I'm slightly worried that this sort of thing will become more common now that Richard Stahlman is cancelled/dying, and Linus is no longer programming Linux directly or cussing people out like he used to. For good or ill, so much of the FOSS world was really a labor by those two guys, as both chief contributor and dictator. I don't know how the FOSS world can evolve to a more egalitarian, democratic world.

FOSS isn't supposed to be egalitarian and democratic. It's supposed to be viciously meritocratic. Unfortunately, as with anything that gets large enough to matter, it has become political.

Ah, but how do you decide who has the most merit? Its not always clear which code is best, like if it has a subtle vulnerability in it. The traditional method was "Stahlman and Linus decide" plus a handful of other greybeards with their special domains. Transitions are always a dangerous time fir monarchies.

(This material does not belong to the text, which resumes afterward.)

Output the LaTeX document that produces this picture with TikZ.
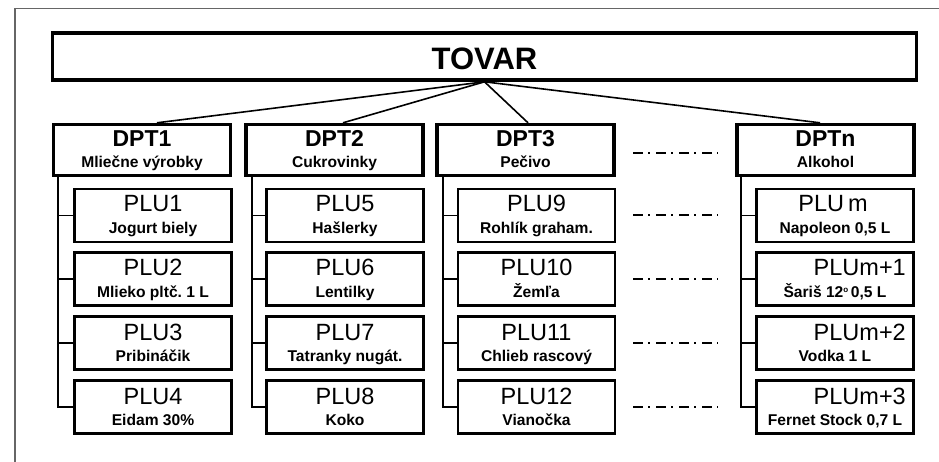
\documentclass[tikz,border=0pt]{standalone}
\usepackage{fontspec}
\setmainfont{Liberation Sans}
\begin{document}
\frenchspacing
\begin{tikzpicture}[x=1pt,y=-1pt,
  frameline/.style={draw=black!60,line width=1.3pt},
  topbox/.style={draw,line width=3.6pt,minimum width=864pt,minimum height=47pt,inner sep=0pt},
  dptbox/.style={draw,line width=3.4pt,minimum width=177pt,minimum height=51pt,inner sep=0pt},
  plubox/.style={draw,line width=2.1pt,minimum width=157pt,minimum height=53pt,inner sep=0pt},
  link/.style={line width=1.6pt},
  tree/.style={line width=1.2pt},
  dots/.style={line width=2pt,dash pattern=on 10pt off 5pt on 2pt off 6pt},
  ttl/.style={anchor=base,inner sep=0pt,font=\fontsize{31}{31}\selectfont\bfseries},
  dtl/.style={anchor=base,inner sep=0pt,font=\fontsize{23}{23}\selectfont\bfseries},
  sub/.style={anchor=base,inner sep=0pt,font=\fontsize{15.6}{15.6}\selectfont\bfseries},
  plu/.style={anchor=base,inner sep=0pt,font=\fontsize{23.5}{23.5}\selectfont},
]
\useasboundingbox (0,0) rectangle (939,462);
\fill[white] (0,0) rectangle (939,462);
\draw[frameline] (15,462) -- (15,8.5) -- (939,8.5);

\node[topbox] (top) at (484.5,56.5) {};
\node[ttl] (toptext) at (484.5,70) {TOVAR};

% departments
\node[dptbox] (d1) at (142,150) {};
\node[dptbox] (d2) at (334.5,150) {};
\node[dptbox] (d3) at (525.5,150) {};
\node[dptbox] (dn) at (825.5,150) {};
\node[dtl] at (142,147) {DPT1};
\node[sub] at (142,168) {Mliečne výrobky};
\node[dtl] at (334.5,147) {DPT2};
\node[sub] at (334.5,168) {Cukrovinky};
\node[dtl] at (525.5,147) {DPT3};
\node[sub] at (525.5,168) {Pečivo};
\node[dtl] at (825.5,147) {DPTn};
\node[sub] at (825.5,168) {Alkohol};

\foreach \d/\x in {d1/157,d2/343,d3/528,dn/820}
  \draw[link] (top.south) -- (\d.north -| \x,0);

% PLU boxes
\foreach \c/\cx in {a/153,b/345,c/536.5,n/835}{
  \foreach \r/\ry in {1/215.5,2/279,3/343,4/407}{
    \node[plubox] (p\c\r) at (\cx,\ry) {};
  }
}
% tree lines
\foreach \c/\d/\tx in {a/d1/58,b/d2/252,c/d3/443,n/dn/741}{
  \draw[tree] (\d.south -| \tx,0) -- (p\c4.west -| \tx,0) -- (p\c4.west);
  \foreach \r in {1,2,3}
    \draw[tree] (p\c\r.west -| \tx,0) -- (p\c\r.west);
}

% texts
\newcommand{\plutext}[4]{%
  \node[plu] at (#1,#2+24) {#3};
  \node[sub] at (#1,#2+45.5) {#4};}
\plutext{153}{188}{PLU1}{Jogurt biely}
\plutext{153}{252}{PLU2}{Mlieko pltč. 1 L}
\plutext{153}{316}{PLU3}{Pribináčik}
\plutext{153}{380}{PLU4}{Eidam 30\%}
\plutext{345}{188}{PLU5}{Hašlerky}
\plutext{345}{252}{PLU6}{Lentilky}
\plutext{345}{316}{PLU7}{Tatranky nugát.}
\plutext{345}{380}{PLU8}{Koko}
\plutext{536.5}{188}{PLU9}{Rohlík graham.}
\plutext{536.5}{252}{PLU10}{Žemľa}
\plutext{536.5}{316}{PLU11}{Chlieb rascový}
\plutext{536.5}{380}{PLU12}{Vianočka}
\node[plu] at (833,212) {PLU\,m};
\node[sub] at (835,233.5) {Napoleon 0,5 L};
\node[plu,anchor=base east] at (906,276) {PLUm+1};
\node[sub] at (835,297.5) {Šariš 12\raisebox{0.55ex}{\fontsize{8}{8}\selectfont o}\,0,5 L};
\node[plu,anchor=base east] at (906,340) {PLUm+2};
\node[sub] at (835,361.5) {Vodka 1 L};
\node[plu,anchor=base east] at (906,404) {PLUm+3};
\node[sub] at (835,425.5) {Fernet Stock 0,7 L};

% continuation marks
\coordinate (g0a) at (633,153);
\coordinate (g0b) at (718,153);
\draw[dots] (g0a) -- (g0b);
\foreach \r in {1,2,3,4}{
  \coordinate (ga\r) at (633,0 |- pc\r.east);
  \coordinate (gb\r) at (718,0 |- pc\r.east);
  \draw[dots] (ga\r) -- (gb\r);
}
\end{tikzpicture}
\end{document}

The idea is that people can generally vote with their feet.

Everyone is free to build their own GNU/Linux distribution. Or fork Linux. Or gcc.

Of course, upstream is generally a good Schelling point, so a project has to have some serious issues before a fork succeeds. But in general, this is not a monarchy, but more like a wisdom of the crowds thing.

Everyone is free to build their own GNU/Linux distribution

If anything, GNU/Linux is, itself, an example of voting with feet. There's a reason we're not running GNU Hurd for a full GNU stack.